Frequently Asked Questions

What does an organic modern home office look like?

An organic modern home office looks warm, uncluttered, and tactile. It usually includes a clean-lined wood desk, soft neutral walls, hidden cables, an upholstered ergonomic chair, floating shelves, plants, ceramics, and layered lighting. The feeling is focused but not corporate.

What is the best desk for an organic modern office?

A solid white oak or walnut desk with simple lines is the strongest choice. Look for integrated cable management, in-desk grommets, a rear tray, or a modesty panel so cords stay hidden. The surface should be large enough to work comfortably but not so large that it becomes a dumping ground.

Are limewash walls practical in a home office?

Yes. Limewash and Roman clay finishes are practical design choices for offices because their soft variation adds warmth without visual distraction. They also look good on video calls, especially in warm neutrals like bone, sand, clay, putty, and greige.

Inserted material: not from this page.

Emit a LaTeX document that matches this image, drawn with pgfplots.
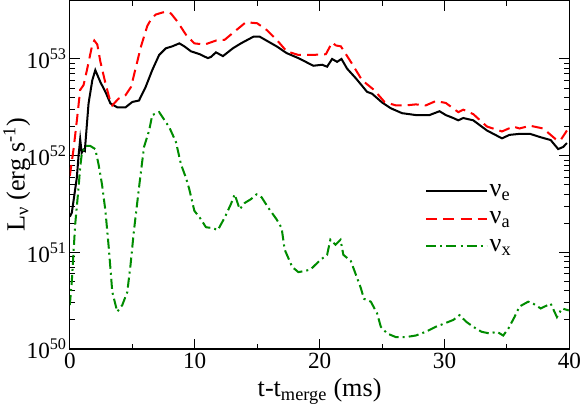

How far should my monitor be from my eyes?

Place your monitor about 20 to 28 inches from your eyes. The top of the screen should sit at or slightly below eye level. If you use a laptop, place it on a stand and use a separate keyboard and mouse for better posture.

How bright should home office task lighting be?

Aim for 400 to 500 lux on the work surface. Use an adjustable arm lamp to supplement ambient light, especially for reading, writing, sketching, or evening work. Directional task lighting keeps the space functional without making the whole room feel harsh.